In an answer to this post a user suggests, based on Chapter 3 of the book "The Elements of Statistical Learning" by Hastie et. al, the following means of choosing which interaction effects to include in a model:
- Trying out all possible subsets of variables and pick the one that gives a regression with the smallest Bayesian information criterion (BIC) value
- Forward or backward stepwise selection
In the comments associated with that answer, both of these approaches are described as being bad.
So, if we shouldn't use method 1) or 2) above, how exactly do we decide what variables/interactions to use in the model? I have seen 'domain knowledge' suggested in a few places, but this seems like a bit of a cop out. Domain matter knowledge is not going to help in the very common situation in which we have no pre-existing knowledge of whether a particular interaction effect is present in nature and we are relying on the information in the data itself.

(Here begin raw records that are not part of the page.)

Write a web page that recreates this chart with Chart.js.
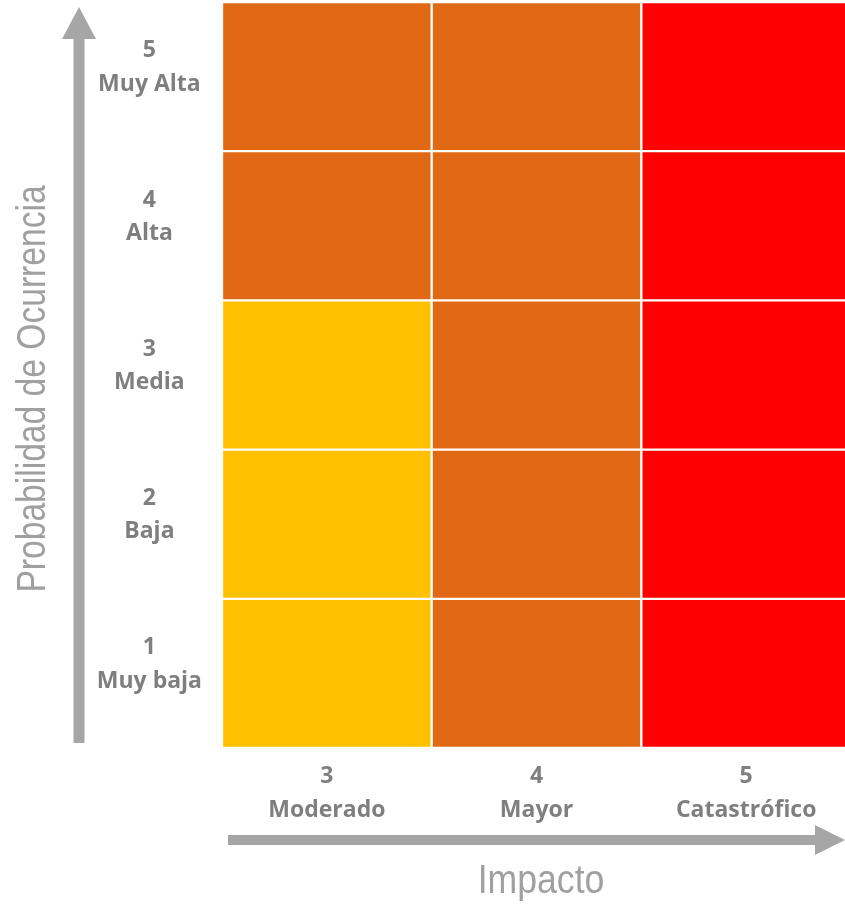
<!DOCTYPE html>
<html lang="es">
<head>
<meta charset="utf-8">
<title>Matriz de riesgo</title>
<script src="https://cdn.jsdelivr.net/npm/chart.js@4.4.1/dist/chart.umd.min.js"></script>
<style>
  html, body { margin: 0; padding: 0; background: #fff; overflow: hidden; }
  canvas { display: block; }
</style>
</head>
<body>
<!-- el lienzo es algo mas ancho que la ventana: la matriz queda cortada a la derecha como en el original -->
<canvas id="riskChart" width="851" height="905"></canvas>
<script>
// categorias del eje X (impacto) y del eje Y (probabilidad)
const impactos = ['3', '4', '5'];
const impactoNombres = ['Moderado', 'Mayor', 'Catastrófico'];
const probabilidades = ['1', '2', '3', '4', '5'];
const probabilidadNombres = ['Muy baja', 'Baja', 'Media', 'Alta', 'Muy Alta'];

// nivel de riesgo de cada celda, una fila por probabilidad (columnas = impacto 3, 4, 5)
const nivelProb1 = [1, 2, 3];
const nivelProb2 = [1, 2, 3];
const nivelProb3 = [1, 2, 3];
const nivelProb4 = [2, 2, 3];
const nivelProb5 = [2, 2, 3];
const niveles = [nivelProb1, nivelProb2, nivelProb3, nivelProb4, nivelProb5];

const coloresNivel = { 1: '#FFC000', 2: '#E16916', 3: '#FF0000' };
const grisTexto = '#7F7F7F';
const grisFlecha = '#A6A6A6';

const decoracion = {
    id: 'decoracion',
    afterDraw(chart) {
        const c = chart.ctx;
        c.save();
        c.fillStyle = grisFlecha;

        // flecha vertical (probabilidad)
        const vx = 79;
        c.fillRect(vx - 5.5, 38, 11, 743 - 38);
        c.beginPath();
        c.moveTo(vx, 7);
        c.lineTo(vx + 17, 39);
        c.lineTo(vx - 17, 39);
        c.closePath();
        c.fill();

        // flecha horizontal (impacto)
        const hy = 840;
        c.fillRect(228, hy - 5, 816 - 228, 10);
        c.beginPath();
        c.moveTo(845, hy);
        c.lineTo(815, hy - 15);
        c.lineTo(815, hy + 15);
        c.closePath();
        c.fill();

        // titulos de los ejes
        c.fillStyle = '#A0A0A0';
        c.font = '40px "Liberation Sans", Arial, sans-serif';
        c.textAlign = 'center';
        c.textBaseline = 'alphabetic';

        c.save();
        c.translate(45, 389);
        c.rotate(-Math.PI / 2);
        c.scale(0.84, 1);
        c.fillText('Probabilidad de Ocurrencia', 0, 0);
        c.restore();

        c.save();
        c.translate(541, 893);
        c.scale(0.89, 1);
        c.fillText('Impacto', 0, 0);
        c.restore();

        c.restore();
    }
};

const datasets = probabilidades.map((p, i) => ({
    label: 'Probabilidad ' + p,
    data: impactos.map(() => 1),
    backgroundColor: niveles[i].map(n => coloresNivel[n]),
    borderColor: 'rgba(255, 255, 255, 0.85)',
    borderWidth: 1.5,
    borderSkipped: false,
    barPercentage: 1,
    categoryPercentage: 1
}));

new Chart(document.getElementById('riskChart'), {
    type: 'bar',
    data: {
        labels: impactos,
        datasets: datasets
    },
    options: {
        responsive: false,
        animation: false,
        layout: {
            padding: { top: 2, right: 0, left: 0, bottom: 0 }
        },
        scales: {
            x: {
                stacked: true,
                grid: { display: false, drawTicks: false },
                border: { display: false },
                afterFit(scale) {
                    scale.height = 157;
                    scale.paddingLeft = 0;
                    scale.paddingRight = 0;
                },
                ticks: {
                    autoSkip: false,
                    maxRotation: 0,
                    padding: 12,
                    color: grisTexto,
                    font: { family: '"Open Sans", sans-serif', size: 23, weight: 'bold', lineHeight: 1.45 },
                    callback: (value, i) => [impactos[i], impactoNombres[i]]
                }
            },
            y: {
                stacked: true,
                min: 0,
                max: 5,
                grid: { display: false, drawTicks: false },
                border: { display: false },
                afterFit(scale) {
                    scale.width = 222;
                    scale.paddingTop = 0;
                    scale.paddingBottom = 0;
                },
                afterBuildTicks(scale) {
                    scale.ticks = probabilidades.map((p, i) => ({ value: i + 0.5 }));
                },
                ticks: {
                    crossAlign: 'center',
                    padding: 20,
                    labelOffset: -9,
                    color: grisTexto,
                    font: { family: '"Open Sans", sans-serif', size: 23, weight: 'bold', lineHeight: 1.45 },
                    callback: (value) => {
                        const i = Math.floor(value);
                        return [probabilidades[i], probabilidadNombres[i]];
                    }
                }
            }
        },
        plugins: {
            legend: { display: false },
            tooltip: { enabled: false }
        }
    },
    plugins: [decoracion]
});
</script>
</body>
</html>
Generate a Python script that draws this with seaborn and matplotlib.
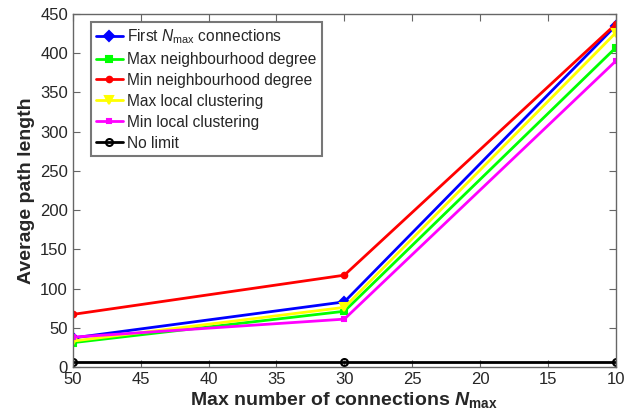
import matplotlib
matplotlib.use("Agg")
import matplotlib.pyplot as plt
import seaborn as sns
import pandas as pd

x_vals = [50, 30, 10]
first_nmax = [37, 83, 435]
max_neigh = [31, 71, 407]
min_neigh = [67, 117, 437]
max_clust = [33, 76, 426]
min_clust = [38, 61, 390]
no_limit = [7, 7, 7]

labels = [r"First $N_{\mathrm{max}}$ connections", "Max neighbourhood degree",
          "Min neighbourhood degree", "Max local clustering",
          "Min local clustering", "No limit"]
series = [first_nmax, max_neigh, min_neigh, max_clust, min_clust, no_limit]
colors = ["#0000ff", "#00ff00", "#ff0000", "#ffff00", "#ff00ff", "#000000"]
markers = ["D", "s", "o", "v", "s", "o"]
msizes = [5, 5, 4, 6, 3, 5]

sns.set_style("ticks")
plt.rcParams['font.family'] = ['Liberation Sans', 'DejaVu Sans']
plt.rcParams['mathtext.fontset'] = 'custom'
plt.rcParams['mathtext.rm'] = 'Liberation Sans'
plt.rcParams['mathtext.it'] = 'Liberation Sans:italic'
plt.rcParams['mathtext.bf'] = 'Liberation Sans:bold'
try:
    plt.rcParams['mathtext.bfit'] = 'Liberation Sans:bold:italic'
    xlab = r"Max number of connections $\mathbfit{N}_{\mathbf{max}}$"
except KeyError:
    xlab = r"Max number of connections $\mathbf{N_{max}}$"

fig = plt.figure(figsize=(6.33, 4.18), dpi=100)
ax = fig.add_axes([0.115, 0.122, 0.858, 0.845])

for lab, ys, c, m, ms in zip(labels, series, colors, markers, msizes):
    df = pd.DataFrame({"x": x_vals, "y": ys})
    mfc = "none" if lab == "No limit" else c
    sns.lineplot(data=df, x="x", y="y", ax=ax, color=c, marker=m, markersize=ms,
                 markerfacecolor=mfc, markeredgecolor=c, markeredgewidth=1.5,
                 linewidth=2, label=lab)

ax.set_xlim(50, 10)
ax.set_ylim(0, 450)
ax.set_xticks([50, 45, 40, 35, 30, 25, 20, 15, 10])
ax.set_yticks(range(0, 451, 50))
ax.tick_params(direction="in", top=True, right=True, labelsize=12, length=5, color="#666666")
for s in ax.spines.values():
    s.set_color("#666666")
    s.set_linewidth(1)
ax.set_xlabel(xlab, fontsize=14, fontweight="bold", labelpad=2)
ax.set_ylabel("Average path length", fontsize=14, fontweight="bold")
leg = ax.legend(loc="upper left", bbox_to_anchor=(0.033, 0.977), borderaxespad=0,
                fontsize=11.2, frameon=True, fancybox=False,
                edgecolor="#555555", handlelength=1.7,
                labelspacing=0.38, borderpad=0.35, handletextpad=0.3)
leg.get_frame().set_linewidth(1.5)

fig.savefig("out.png", dpi=100)
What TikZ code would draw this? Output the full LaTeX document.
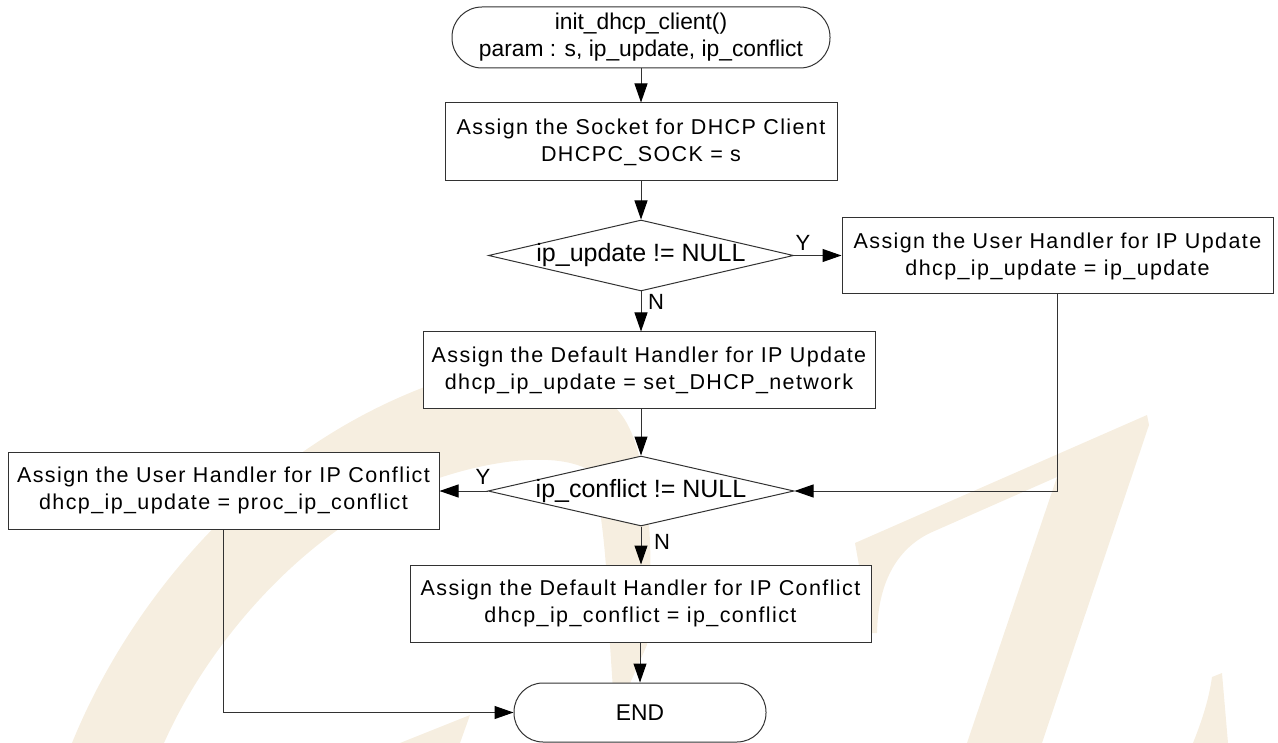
\documentclass[tikz,border=0pt]{standalone}
\usepackage{fontspec}
\setmainfont{Liberation Sans}
\newfontfamily\boxfont[LetterSpace=6.5]{Liberation Sans}
\usetikzlibrary{arrows.meta,shapes.geometric}
\definecolor{wm}{RGB}{246,238,224}
\definecolor{ink}{RGB}{50,50,50}
\begin{document}
\begin{tikzpicture}[x=1pt,y=-1pt,
  ln/.style={draw=ink, line width=1pt},
  procbox/.style={ln, fill=white, rectangle, inner sep=0pt, align=center,
    font=\boxfont\fontsize{21.5}{27}\selectfont},
  term/.style={ln, fill=white, rectangle, inner sep=0pt, align=center,
    font=\fontsize{22.8}{27}\selectfont},
  decision/.style={ln, fill=white, diamond, inner sep=0pt,
    minimum width=305pt, minimum height=71pt, font=\fontsize{25}{25}\selectfont},
  arr/.style={ln, -{Triangle[length=19pt,width=13pt,color=black]}},
  yn/.style={inner sep=0pt, font=\fontsize{22}{22}\selectfont}
]
\useasboundingbox (0,0) rectangle (1278,743);
% watermark
\fill[wm] (72,743) .. controls (130,600) and (260,440) .. (450,378)
  .. controls (540,360) and (600,380) .. (625,420)
  .. controls (650,460) and (655,560) .. (647,645)
  -- (627,690) -- (613,690) -- (610,645)
  .. controls (608,590) and (605,520) .. (592,472)
  .. controls (560,450) and (480,458) .. (400,493)
  .. controls (300,540) and (210,640) .. (164,743) -- cycle;
\fill[wm] (470,715) -- (460,743) -- (400,743) -- cycle;
\fill[wm] (855,543) -- (1147,415) -- (1149,425) -- (1042,743) -- (967,743)
  -- (1057,477) -- (930,533) .. controls (895,550) and (878,585) .. (877,633)
  -- (871,633) -- cycle;
\fill[wm] (1212,677) -- (1222,673) -- (1228,743) -- (1193,743)
  .. controls (1203,718) and (1209,698) .. (1212,677) -- cycle;
% nodes
\node[term, rounded corners=30pt, minimum width=378pt, minimum height=61pt] (start) at (641,37.5)
  {init\_dhcp\_client()\\param : s, ip\_update, ip\_conflict};
\node[procbox, minimum width=392pt, minimum height=78pt] (box1) at (641,142)
  {Assign the Socket for DHCP Client\\DHCPC\_SOCK = s};
\node[decision] (d1) at (641,255.5) {\makebox[0pt][c]{ip\_update != NULL}};
\node[procbox, minimum width=431pt, minimum height=76pt] (ubox1) at (1057.5,256)
  {Assign the User Handler for IP Update\\dhcp\_ip\_update = ip\_update};
\node[procbox, minimum width=452pt, minimum height=77pt] (dbox1) at (649,370.5)
  {Assign the Default Handler for IP Update\\dhcp\_ip\_update = set\_DHCP\_network};
\node[decision, minimum width=306pt, minimum height=70pt] (d2) at (641,491) {\makebox[0pt][c]{ip\_conflict != NULL}};
\node[procbox, minimum width=431pt, minimum height=77pt] (cbox) at (223.5,490.5)
  {Assign the User Handler for IP Conflict\\dhcp\_ip\_update = proc\_ip\_conflict};
\node[procbox, minimum width=461pt, minimum height=77pt] (dbox2) at (640.5,603.5)
  {Assign the Default Handler for IP Conflict\\dhcp\_ip\_conflict = ip\_conflict};
\node[term, rounded corners=29pt, minimum width=252pt, minimum height=59pt] (endn) at (640,712.5) {END};
% labels
\node[yn] (ly1) at (803,243) {Y};
\node[yn] (ln1) at (656,302) {N};
\node[yn] (ly2) at (483,477) {Y};
\node[yn] (ln2) at (662,542) {N};
% connectors
\draw[arr] (start) -- (box1);
\draw[arr] (box1) -- (d1);
\draw[arr] (d1.east) -- (d1.east -| ubox1.west);
\draw[arr] (d1.south) -- (d1.south |- dbox1.north);
\draw[arr] (d2.north |- dbox1.south) -- (d2.north);
\draw[arr] (ubox1.south) |- (d2.east);
\draw[arr] (d2.west) -- (d2.west -| cbox.east);
\draw[arr] (d2.south) -- (d2.south |- dbox2.north);
\draw[arr] (endn.north |- dbox2.south) -- (endn.north);
\draw[arr] (cbox.south) |- (endn.west);
\end{tikzpicture}
\end{document}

For the sake of example, suppose we have the predictors - age, gender, height, weight, experience, IQ - and the response variable salary. How do we decide what interaction effects to include/not include?
This example is probably the simplest possible scenario, as we understand all of these variables very well, and even still it is not clear how to decide which interactions to include or exclude. In other situations, we will be dealing with predictor variables for which we have no pre-existing intuition on whether interactions between them could affect the response variable.
So I am looking for a systematic method of choosing which interactions to include in a multiple regression model. How does an experienced statistician choose which interactions to include in the case when domain knowledge is not available or of no use?